Print the records below word for word, but leave out the pictures.

Stored items from a collection
◆ ◆ ◆ ◆

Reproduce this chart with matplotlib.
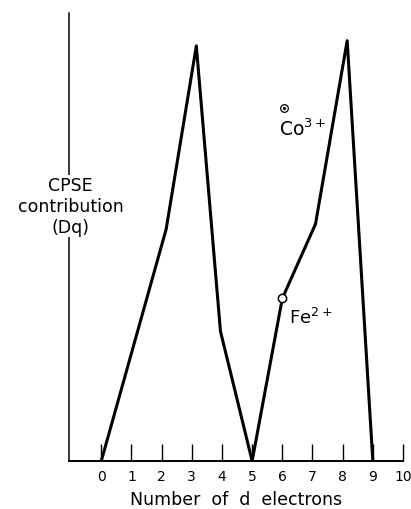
import matplotlib.pyplot as plt

# number of d electrons and CPSE contribution (Dq)
d_electrons = [0, 2.15, 3.15, 3.95, 5, 6.0, 7.1, 8.15, 9]
cpse = [0, 6.7, 12.0, 3.75, 0, 4.7, 6.85, 12.15, 0]

fe_point = (6.0, 4.7)
co_point = (6.05, 10.2)
tick_values = list(range(11))
tick_labels = [str(t) for t in tick_values]

plt.rcParams['font.family'] = ['DejaVu Sans']

fig = plt.figure(figsize=(4.11, 5.10), dpi=100)
ax = fig.add_axes([69 / 411, 48 / 510, 334 / 411, 448 / 510])

# main curve
ax.plot(d_electrons, cpse, color='black', lw=2.2, solid_joinstyle='round',
        solid_capstyle='butt', zorder=3)

# Fe2+ marker (open circle on the curve)
ax.plot(*fe_point, 'o', ms=6, mfc='white', mec='black', mew=1.1, zorder=4)
ax.text(6.23, 3.99, 'Fe$^{2+}$', fontsize=13, ha='left', va='baseline')

# Co3+ marker (circle with a dot)
ax.plot(*co_point, 'o', ms=5.5, mfc='white', mec='black', mew=0.9, zorder=4)
ax.plot(*co_point, 'o', ms=1.3, color='black', zorder=5)
ax.text(5.9, 9.42, 'Co$^{3+}$', fontsize=13.5, ha='left', va='baseline')

ax.set_xlim(-1.07, 10.0)
ax.set_ylim(0, 12.95)

# axes: only left and bottom lines
ax.spines['top'].set_visible(False)
ax.spines['right'].set_visible(False)
ax.spines['left'].set_linewidth(1.1)
ax.spines['bottom'].set_linewidth(1.4)

ax.set_xticks(tick_values)
ax.set_xticklabels(tick_labels)
ax.tick_params(axis='x', direction='in', length=12.5, width=1.0, pad=6,
               labelsize=10)
ax.set_yticks([])

ax.set_xlabel('Number  of  d  electrons', fontsize=12.5, labelpad=5)

# y label sits on top of the axis line with a white background
ax.text(-1.02, 7.37, 'CPSE\ncontribution\n(Dq)', fontsize=12.5, ha='center',
        va='center', multialignment='center', linespacing=1.2,
        bbox=dict(facecolor='white', edgecolor='none', pad=1), zorder=6)

fig.savefig('out.png', dpi=100)
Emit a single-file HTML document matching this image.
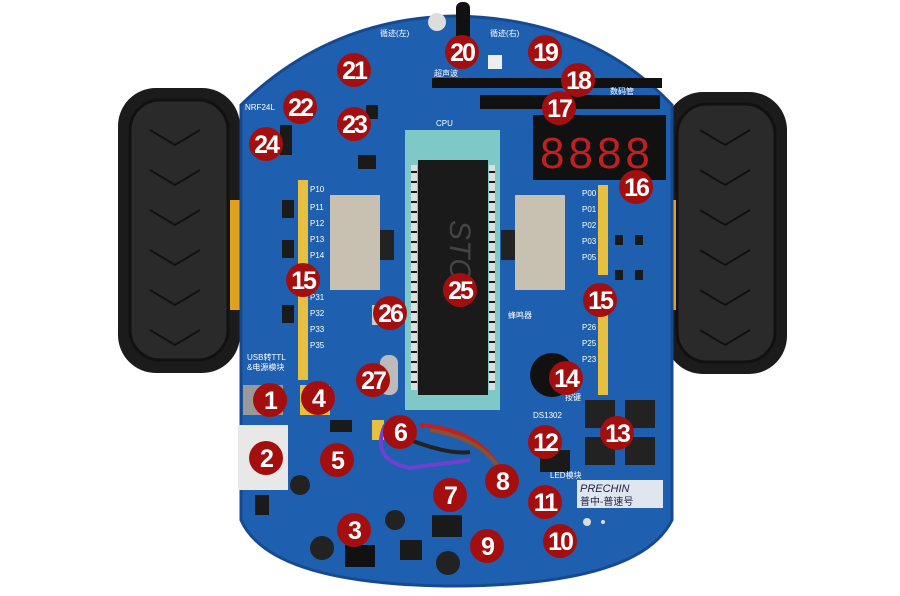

◆ ◆ ◆ ◆

# [Correct result]
Reproduce this chart with matplotlib.
import matplotlib.pyplot as plt

# number of d electrons and CPSE contribution (Dq)
d_electrons = [0, 2.15, 3.15, 3.95, 5, 6.0, 7.1, 8.15, 9]
cpse = [0, 6.7, 12.0, 3.75, 0, 4.7, 6.85, 12.15, 0]

fe_point = (6.0, 4.7)
co_point = (6.05, 10.2)
tick_values = list(range(11))
tick_labels = [str(t) for t in tick_values]

plt.rcParams['font.family'] = ['DejaVu Sans']

fig = plt.figure(figsize=(4.11, 5.10), dpi=100)
ax = fig.add_axes([69 / 411, 48 / 510, 334 / 411, 448 / 510])

# main curve
ax.plot(d_electrons, cpse, color='black', lw=2.2, solid_joinstyle='round',
        solid_capstyle='butt', zorder=3)

# Fe2+ marker (open circle on the curve)
ax.plot(*fe_point, 'o', ms=6, mfc='white', mec='black', mew=1.1, zorder=4)
ax.text(6.23, 3.99, 'Fe$^{2+}$', fontsize=13, ha='left', va='baseline')

# Co3+ marker (circle with a dot)
ax.plot(*co_point, 'o', ms=5.5, mfc='white', mec='black', mew=0.9, zorder=4)
ax.plot(*co_point, 'o', ms=1.3, color='black', zorder=5)
ax.text(5.9, 9.42, 'Co$^{3+}$', fontsize=13.5, ha='left', va='baseline')

ax.set_xlim(-1.07, 10.0)
ax.set_ylim(0, 12.95)

# axes: only left and bottom lines
ax.spines['top'].set_visible(False)
ax.spines['right'].set_visible(False)
ax.spines['left'].set_linewidth(1.1)
ax.spines['bottom'].set_linewidth(1.4)

ax.set_xticks(tick_values)
ax.set_xticklabels(tick_labels)
ax.tick_params(axis='x', direction='in', length=12.5, width=1.0, pad=6,
               labelsize=10)
ax.set_yticks([])

ax.set_xlabel('Number  of  d  electrons', fontsize=12.5, labelpad=5)

# y label sits on top of the axis line with a white background
ax.text(-1.02, 7.37, 'CPSE\ncontribution\n(Dq)', fontsize=12.5, ha='center',
        va='center', multialignment='center', linespacing=1.2,
        bbox=dict(facecolor='white', edgecolor='none', pad=1), zorder=6)

fig.savefig('out.png', dpi=100)
Emit a single-file HTML document matching this image.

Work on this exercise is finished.